Speculation on Bloom’s part is evidence of a growing concern about the ‘worldly’ influence of Mormonism rather than any concern about doctrinal issues. Yet doctrinal issues certainly played a part in the Mormon’s expulsion from Nauvoo and would likely have a role in any future clash between Mormons and their neighbors. Indeed, the combination of doctrinal issues, political influence and economic power would consolidate disparate elements of American society to create an unholy alliance that would then present a united front against the Mormons.
Such a confrontation would take the shape and form it took in the Nauvoo period, pitting the church against other American institutions, the Mormons against their fellow Americans. According to the statements in his book, Bloom believes “the twenty-first century will mark a full-scale return to the wars of religion.” Of course, that is what happened in Nauvoo — a war of religion that cost the Mormons dearly.
One must ask, where is the threshold? At what percentage of the general population do Mormons become a perceived threat? At what level does the uneasy peace between Mormonism and its American neighbors reach critical mass, the flash point that ignites general antagonism against the Saints? That is hard to say, but worth keeping in mind as we face the future.

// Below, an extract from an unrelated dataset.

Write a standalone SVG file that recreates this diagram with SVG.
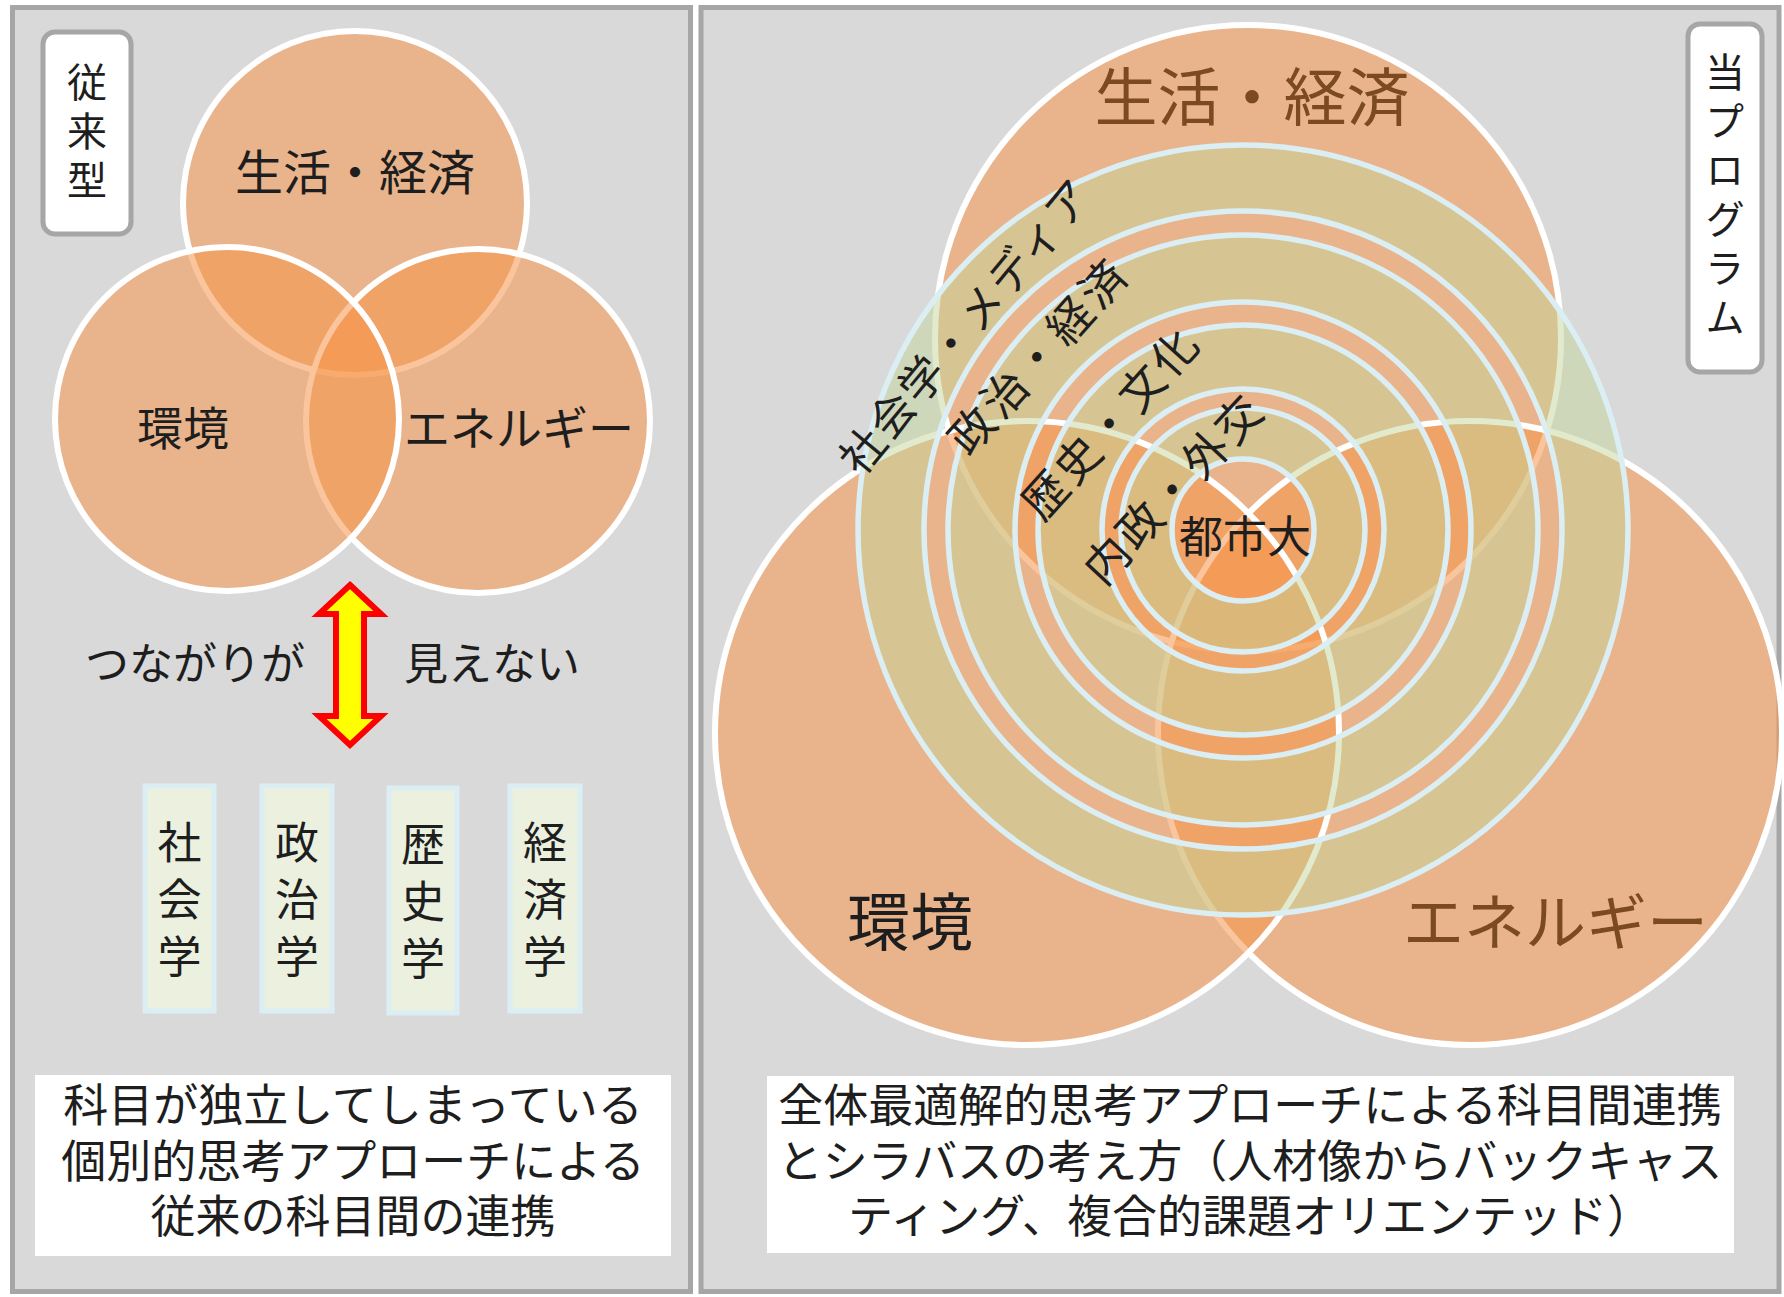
<svg xmlns="http://www.w3.org/2000/svg" width="1784" height="1297" viewBox="0 0 1784 1297">
<style>
text{font-family:"Noto Sans CJK JP","Noto Sans",sans-serif;fill:#1e1e1e}
.v{writing-mode:vertical-rl;text-orientation:upright}
.panel{fill:#d9d9d9;stroke:#a6a6a6;stroke-width:5}
.tag{fill:#ffffff;stroke:#a6a6a6;stroke-width:5}
.venn{fill:#f5964a;fill-opacity:0.55;stroke:#ffffff;stroke-width:6}
.ring{fill:#c3d69b;fill-opacity:0.5;fill-rule:evenodd;stroke:none}
.redge{fill:none;stroke:#daeef3;stroke-width:5.5}
.subj{fill:#ebf1de;stroke:#dbeef4;stroke-width:5}
.note{fill:#ffffff}
.brown{fill:#7b4a20}
.c{text-anchor:middle}
</style>
<rect width="1784" height="1297" fill="#ffffff"/>
<g id="panel-left">
<rect class="panel" x="12.5" y="7.5" width="678" height="1284"/>
</g>
<g id="panel-right">
<rect class="panel" x="701" y="7.5" width="1078" height="1284"/>
</g>
<g id="tag-conventional">
<rect class="tag" x="43" y="32" width="88" height="202" rx="12"/>
<text class="v" x="87" y="62" font-size="40" letter-spacing="9">従来型</text>
</g>
<g id="venn-left">
<circle id="lv-life" class="venn" cx="355" cy="203" r="172"/>
<circle id="lv-energy" class="venn" cx="478" cy="421" r="172"/>
<circle id="lv-env" class="venn" cx="227" cy="419" r="172"/>
<text class="c" x="355" y="190" font-size="48">生活・経済</text>
<text class="c" x="183" y="445" font-size="46">環境</text>
<text x="404" y="445" font-size="46">エネルギー</text>
</g>
<g id="connectors">
<path id="arrow-both" d="M350,585 L381,614 L364,614 L364,716 L381,716 L350,745 L319,716 L336,716 L336,614 L319,614 Z" fill="#ffff00" stroke="#ff0000" stroke-width="6" stroke-linejoin="miter"/>
</g>
<g id="label-invisible">
<text x="85" y="680" font-size="44">つながりが</text>
<text x="404" y="680" font-size="44">見えない</text>
</g>
<g id="subj-sociology">
<rect class="subj" x="145" y="786" width="69" height="225"/>
<text class="v" x="179.5" y="820" font-size="44" letter-spacing="13">社会学</text>
</g>
<g id="subj-politics">
<rect class="subj" x="262" y="786" width="70" height="225"/>
<text class="v" x="297" y="820" font-size="44" letter-spacing="13">政治学</text>
</g>
<g id="subj-history">
<rect class="subj" x="389" y="788" width="68" height="225"/>
<text class="v" x="423" y="822" font-size="44" letter-spacing="13">歴史学</text>
</g>
<g id="subj-economics">
<rect class="subj" x="510" y="786" width="70" height="225"/>
<text class="v" x="545" y="820" font-size="44" letter-spacing="13">経済学</text>
</g>
<g id="note-left">
<rect class="note" x="35" y="1075" width="636" height="181"/>
<text class="c" font-size="45"><tspan x="353" y="1122">科目が独立してしまっている</tspan><tspan x="353" y="1178">個別的思考アプローチによる</tspan><tspan x="353" y="1233">従来の科目間の連携</tspan></text>
</g>
<g id="venn-right">
<circle id="rv-life" class="venn" cx="1248" cy="338" r="313"/>
<circle id="rv-energy" class="venn" cx="1470" cy="733" r="312"/>
<circle id="rv-env" class="venn" cx="1027" cy="733" r="312"/>
</g>
<g id="rings">
<path id="ring-d" class="ring" d="M858,530 a385,385 0 1 0 770,0 a385,385 0 1 0 -770,0 Z M924,530 a319,319 0 1 0 638,0 a319,319 0 1 0 -638,0 Z"/>
<path id="ring-c" class="ring" d="M948,530 a295,295 0 1 0 590,0 a295,295 0 1 0 -590,0 Z M1015,530 a228,228 0 1 0 456,0 a228,228 0 1 0 -456,0 Z"/>
<path id="ring-b" class="ring" d="M1038,530 a205,205 0 1 0 410,0 a205,205 0 1 0 -410,0 Z M1102,530 a141,141 0 1 0 282,0 a141,141 0 1 0 -282,0 Z"/>
<path id="ring-a" class="ring" d="M1121,530 a122,122 0 1 0 244,0 a122,122 0 1 0 -244,0 Z M1172,530 a71,71 0 1 0 142,0 a71,71 0 1 0 -142,0 Z"/>
<circle class="redge" cx="1243" cy="530" r="385"/>
<circle class="redge" cx="1243" cy="530" r="319"/>
<circle class="redge" cx="1243" cy="530" r="295"/>
<circle class="redge" cx="1243" cy="530" r="228"/>
<circle class="redge" cx="1243" cy="530" r="205"/>
<circle class="redge" cx="1243" cy="530" r="141"/>
<circle class="redge" cx="1243" cy="530" r="122"/>
<circle class="redge" cx="1243" cy="530" r="71"/>
</g>
<g id="labels-right">
<text class="c brown" x="1252" y="120" font-size="63">生活・経済</text>
<text x="847" y="945" font-size="63">環境</text>
<text class="brown" x="1403" y="945" font-size="61">エネルギー</text>
<text class="c" x="1245" y="553" font-size="44">都市大</text>
<text class="c" transform="translate(966,326) rotate(-50.4)" x="0" y="16" font-size="44" letter-spacing="2.4">社会学・メディア</text>
<text class="c" transform="translate(1039,356) rotate(-48.2)" x="0" y="16" font-size="45" letter-spacing="4">政治・経済</text>
<text class="c" transform="translate(1111,423) rotate(-48)" x="0" y="16" font-size="45" letter-spacing="3">歴史・文化</text>
<text class="c" transform="translate(1174,489) rotate(-47)" x="0" y="16" font-size="45" letter-spacing="3">内政・外交</text>
</g>
<g id="tag-program">
<rect class="tag" x="1688" y="24" width="74" height="348" rx="12"/>
<text class="v" x="1725" y="52" font-size="40" letter-spacing="9">当プログラム</text>
</g>
<g id="note-right">
<rect class="note" x="767" y="1076" width="967" height="177"/>
<text class="c" font-size="45"><tspan x="1250" y="1122">全体最適解的思考アプローチによる科目間連携</tspan><tspan x="1250" y="1178">とシラバスの考え方（人材像からバックキャス</tspan><tspan x="1250" y="1233">ティング、複合的課題オリエンテッド）</tspan></text>
</g>
</svg>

Already other, rival religious groups in America have labeled Mormonism a “cult,” thus downgrading our status in the eyes of their membership such that persecution of Mormons and their religion becomes acceptable — even a sacred duty. In their minds, Mormons are beneath contempt. So far, the contention is only verbal and intellectual, but it could easily escalate if political or economic pressures were added to the mix. This eventuality has menacing implications in view of the Nauvoo tragedy. Religious intolerance in that instance immediately preceded political and social intolerance.
So, while conversions to the church continue apace, we may wish to consider the lessons of our own recent history and prepare ourselves for what may lie ahead. After all, persecution of the Saints has been an integral feature of every dispensation of the gospel. The 100-year window of opportunity presented by our present, peaceful coexistence with the “world” may soon be closing.